06/03/2012

Gardez la foi, Faith no more est là



          FAITH NO MORE ? Mais un véritable petit laboratoire musical, ma petite dame ! Une congrégation de fous monstrueusement compétents et piqués d'originalité, révolutionnaires et iconoclastes. FAITH NO MORE c'est un peu comme les pochettes surprises, mais en beaucoup plus excitant : on met le papier en lambeaux et on se jette sur le cadeau dont on ne sait jamais vraiment à quoi s'attendre. Et la formule marche une fois de plus après deux albums incontournables, références des années 90's ("The Real Thing" et "Angel Dust").
           "King For A Day, Fool For A Life Time", c'est un festival de sons volages, qui s'en vont forniquer dans tous les recoins de la ville, et en reviennent chargés d'expériences et de vécus qu'ils nous livrent généreusement, avec le désordre qui accompagne naturellement ceux qui aiment à se surprendre eux-mêmes, et les autres par la même occasion. Difficile en effet de faire plus varié que ce "King For A Day" ! Vous en connaissez beaucoup, vous des formations qui sont capables d'enchaîner des morceaux cartons et menaçants ("Get Out", "Cuckoo For Caca", "Ugly In The Morning"), des ballades (la touchante "Just A Man" et ses chœurs féminins, la quasi Country "Take This Bottle"), des perles imparables et irisées de rayons sombres et/ou lumineux ("Ricochet", "The Gentle Art Of Making Enemies", ses guitares lourdes comme un matin orageux, sa basse supportant des voix trafiquées, et son refrain somptueux et prenant) ?
           Et ces tueries au goût entêtant de "revenez-y" que sont "What A Day" ou le single "Digging The Grave", monstrueux tube en puissance ? Et ces morceaux uniques que seul FAIH NO MORE pouvait composer : l'apaisant et nocturne "Caralho Voador", "Star A.D." et sa coloration Joe Cocker sous acides, avec ses cuivres étonnants, ou encore "Evidence" et son parfum irrésistible de bar de nuit, calme et intimiste, avec pour seul repère la fumée d'une cigarette auréolant la silhouette de femmes gracieuses accompagnant Mike Patton dans sa prestation ?
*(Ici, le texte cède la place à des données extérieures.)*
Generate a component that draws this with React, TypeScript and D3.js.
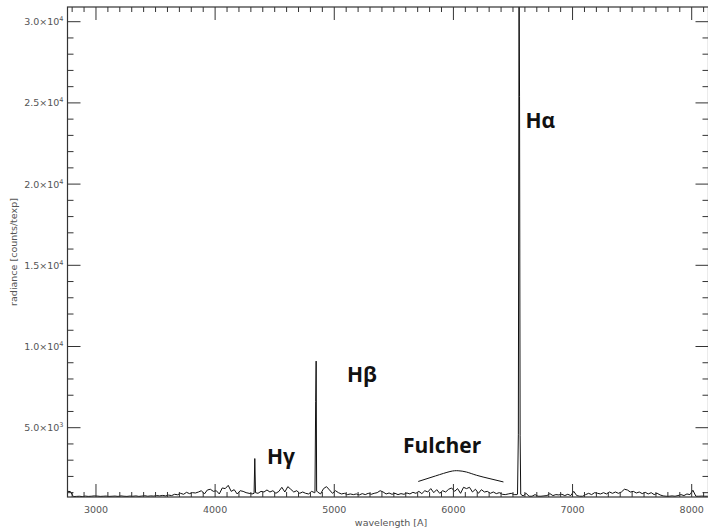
import React from 'react';
import * as d3 from 'd3';

const W = 708;
const H = 532;
const frame = { left: 67.5, right: 708.5, top: 7, bottom: 497 };

// Wavelength axis range [Å] and radiance range [counts/texp]
const wlDomain = [2761, 8141];
const radDomain = [733, 30905];

// Continuum sampled on a regular wavelength grid
const wlStart = 2760;
const wlStep = 25;
const continuum = [
  1080, 1070, 760, 770, 780, 760, 790, 770, 780, 800,
  790, 770, 780, 790, 770, 780, 790, 770, 800, 780,
  770, 790, 780, 800, 770, 790, 810, 780, 800, 790,
  820, 800, 830, 800, 850, 820, 900, 870, 960, 900,
  1020, 940, 1000,
  980, 1040, 1120, 920, 1165, 1210, 1080, 1120, 920, 1290,
  1250, 1450, 1080, 1185, 920, 1120, 1080, 1000, 960, 920,
  950, 960, 1080, 1040, 1165, 1040, 1120, 960, 1080, 1330,
  1040, 1370, 1210, 1040, 1120, 960, 1040, 960, 920, 1080,
  1000, 1040, 920,
  1250, 1370, 1165, 960, 1120, 1000, 920, 960, 880, 920,
  880, 920, 860, 940, 880, 960, 900, 960, 1000, 1120,
  1040, 920, 980, 900, 960, 880, 940, 900, 980, 920,
  1020, 960, 1080, 940, 1120, 1040, 1250, 1000, 1185, 960,
  1120, 1040, 1210,
  1290, 1080, 1250, 960, 1330, 1250, 1330, 1040, 1210, 960,
  1185, 1040, 1080, 960, 1040, 940, 1000, 900, 880, 920,
  960, 880, 880, 860, 800, 960, 780, 780, 880, 780,
  780, 800, 820, 940, 820, 880, 860, 900, 820, 900,
  820, 1080, 820,
  780, 780, 880, 960, 880, 1000, 960, 920, 1000, 920,
  1040, 960, 1040, 960, 1040, 1210, 1165, 1040, 1080, 980,
  1040, 940, 1020, 920, 1000, 880, 960, 860, 800, 780,
  780, 800, 780, 820, 880, 820, 920, 880, 1150, 780,
  780, 790, 780, 780,
];

// Balmer emission line profiles
const hGammaWl = [4327, 4333, 4339];
const hGammaVal = [960, 3100, 1000];
const hBetaWl = [4838, 4844, 4848, 4852];
const hBetaVal = [1000, 6600, 9100, 1100];
const hAlphaWl = [6538, 6545, 6551, 6555, 6560, 6565];
const hAlphaVal = [900, 4600, 32500, 25400, 4500, 900];

// Envelope sketched over the Fulcher band
const fulcherWl = [5705, 5850, 5971, 6040, 6110, 6195, 6307, 6420];
const fulcherVal = [1690, 2030, 2300, 2350, 2270, 2070, 1860, 1660];

// Line labels, anchored at (wavelength, radiance)
const labelText = ['Hα', 'Hβ', 'Hγ', 'Fulcher'];
const labelWl = [6605, 5107, 4435, 5577];
const labelVal = [23455, 7814, 2765, 3442];

const xMajor = [3000, 4000, 5000, 6000, 7000, 8000];
const yMajor = [5000, 10000, 15000, 20000, 25000, 30000];
const yMantissa = ['5.0', '1.0', '1.5', '2.0', '2.5', '3.0'];
const yExponent = ['3', '4', '4', '4', '4', '4'];

export default function App() {
  const x = d3.scaleLinear().domain(wlDomain).range([frame.left, frame.right]);
  const y = d3.scaleLinear().domain(radDomain).range([frame.bottom, frame.top]);

  const lines = [
    { wl: hGammaWl, val: hGammaVal },
    { wl: hBetaWl, val: hBetaVal },
    { wl: hAlphaWl, val: hAlphaVal },
  ];
  const inLine = (w: number) =>
    lines.some((l) => w >= l.wl[0] && w <= l.wl[l.wl.length - 1]);

  const pts: [number, number][] = [];
  continuum.forEach((v, i) => {
    const w = wlStart + i * wlStep;
    if (!inLine(w)) pts.push([w, v]);
  });
  lines.forEach((l) => l.wl.forEach((w, i) => pts.push([w, l.val[i]])));
  pts.sort((a, b) => a[0] - b[0]);

  const spectrumPath = d3
    .line<[number, number]>()
    .x((d) => x(d[0]))
    .y((d) => y(d[1]))(pts);

  const fulcherPath = d3
    .line<number>()
    .x((w) => x(w))
    .y((_, i) => y(fulcherVal[i]))
    .curve(d3.curveNatural)(fulcherWl);

  const xMinor = d3.range(2800, 8141, 100).filter((v) => v % 1000 !== 0);
  const yMinor = d3.range(1000, 30905, 1000).filter((v) => v % 5000 !== 0);

  const axisColor = '#333';
  const majorLen = 13;
  const minorLen = 6;
  const tickFont = { fontFamily: 'DejaVu Sans, Arial, sans-serif', fontSize: 9.5, fill: '#555' };

  return (
    <svg
      width={W}
      height={H}
      style={{ position: 'absolute', left: 0, top: 0, background: '#fff' }}
    >
      <rect x={0} y={0} width={W} height={H} fill="#fff" />
      <defs>
        <clipPath id="plot-area">
          <rect
            x={frame.left}
            y={frame.top}
            width={frame.right - frame.left}
            height={frame.bottom - frame.top}
          />
        </clipPath>
      </defs>

      {/* spectrum */}
      <path
        d={spectrumPath || ''}
        fill="none"
        stroke="#111"
        strokeWidth={1}
        clipPath="url(#plot-area)"
      />

      {/* Fulcher band envelope */}
      <path d={fulcherPath || ''} fill="none" stroke="#111" strokeWidth={1} />

      {/* frame */}
      <rect
        x={frame.left}
        y={frame.top}
        width={frame.right - frame.left}
        height={frame.bottom - frame.top}
        fill="none"
        stroke={axisColor}
        strokeWidth={1.2}
      />

      {/* x ticks, bottom and top */}
      {xMajor.map((v) => (
        <g key={'xM' + v}>
          <line x1={x(v)} x2={x(v)} y1={frame.bottom} y2={frame.bottom - majorLen} stroke={axisColor} />
          <line x1={x(v)} x2={x(v)} y1={frame.top} y2={frame.top + majorLen} stroke={axisColor} />
          <text x={x(v)} y={frame.bottom + 16} textAnchor="middle" {...tickFont}>
            {v}
          </text>
        </g>
      ))}
      {xMinor.map((v) => (
        <g key={'xm' + v}>
          <line x1={x(v)} x2={x(v)} y1={frame.bottom} y2={frame.bottom - 5} stroke={axisColor} />
          <line x1={x(v)} x2={x(v)} y1={frame.top} y2={frame.top + 5} stroke={axisColor} />
        </g>
      ))}

      {/* y ticks, left and right */}
      {yMajor.map((v, i) => (
        <g key={'yM' + v}>
          <line x1={frame.left} x2={frame.left + majorLen} y1={y(v)} y2={y(v)} stroke={axisColor} />
          <line x1={frame.right} x2={frame.right - majorLen} y1={y(v)} y2={y(v)} stroke={axisColor} />
          <text x={frame.left - 4} y={y(v) + 3.5} textAnchor="end" {...tickFont}>
            {yMantissa[i]}×10
            <tspan dy={-4} fontSize={6.5}>
              {yExponent[i]}
            </tspan>
          </text>
        </g>
      ))}
      {yMinor.map((v) => (
        <g key={'ym' + v}>
          <line x1={frame.left} x2={frame.left + minorLen} y1={y(v)} y2={y(v)} stroke={axisColor} />
          <line x1={frame.right} x2={frame.right - minorLen} y1={y(v)} y2={y(v)} stroke={axisColor} />
        </g>
      ))}

      {/* axis titles */}
      <text x={(frame.left + frame.right) / 2 + 3} y={526} textAnchor="middle" {...tickFont}>
        wavelength [A]
      </text>
      <text
        transform={`translate(17, ${(frame.top + frame.bottom) / 2}) rotate(-90)`}
        textAnchor="middle"
        {...tickFont}
      >
        radiance [counts/texp]
      </text>

      {/* line labels */}
      {labelText.map((t, i) => (
        <text
          key={t}
          x={x(labelWl[i])}
          y={y(labelVal[i])}
          fontFamily="'Open Sans', sans-serif"
          fontWeight={700}
          fontSize={21}
          fill="#111"
        >
          {t}
        </text>
      ))}
    </svg>
  );
}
                                         
           Non, moi je ne connais pas d'autres groupes pour se lancer, la jouissance vissée au cœur et au corps, dans une entreprise aussi risquée, et dont les vapeurs de danger se font d'autant plus périlleuses que le disque semble ne suivre aucune logique, les ambiances et morceaux s'enfilant sans que l'auditeur puisse se rattacher au plus infime lien logique. Une démarche sonnante, qui laisse exsangue, mais oh combien ravi ! Comblé même.
           Oh que oui, non seulement FAITH NO MORE nous réjouit par son inspiration déjantée et fertile en aventures insolites, mais encore nous offre-t-il l'opportunité rare de savourer à fond cette expérience, du fait de la qualité de son interprétation. Et oui, en plus d'être de talentueux compositeurs, ces mecs sont de fichus musiciens terriblement doués et exercés, ce qui écarte d'office tout risque d'une prétention se cassant les dents sur l'obstacle d'une présomption de compétence (et infirmée par les faits). Pas de ça ici !
           Ces mecs là, ce sont des tueurs, de redoutables instrumentistes, qui se sont donnés les moyens de leurs ambitions ! La basse de Billy Gould, omniprésente et bien métallique, s'associe au feeling inestimable de Mike Bordin, instaurant un groove énorme, tandis que les guitares de Trey Spruance construisent des architectures d'émotions fortes, globalement profondes et sombres, lourdes ou affinées. Roddy Bottum se charge, lui, d'assurer l'atmosphère et décoche toujours ses parties de synthés pertinentes et osées.
           Reste le cas Patton, Le chanteur, l'homme de la situation, celui dont la folie totalement palpable achève de hisser le groupe dans une strate où il règne en seul monarque. Maître des expérimentations les plus extrêmes, Patton est éblouissant, cabot parfois, terrifiant dans ses tentatives magistrales d'approfondissement de son champ extrême, bouleversant quand il s'agit de nous convier au partage d'un peu de naïveté ou de gaieté contagieuses. Inimitable, indéfinissable, sans limite, Patton éclabousse ce disque de sa classe folle et finit de nous convaincre que nous sommes là en présence d'un grand, d'un très grand monsieur.
           Avec ce "King For A Day", FAITH NO MORE bouclait une trilogie tout bonnement incontournable, et signait un disque sombre, beau, clinquant, agressif, d'une variété phénoménale, doté d'une production idoine et léchée, impeccable, travaillée dans tous les plus infimes recoins. Une réussite totale. Un groupe à part, pour un disque inoubliable.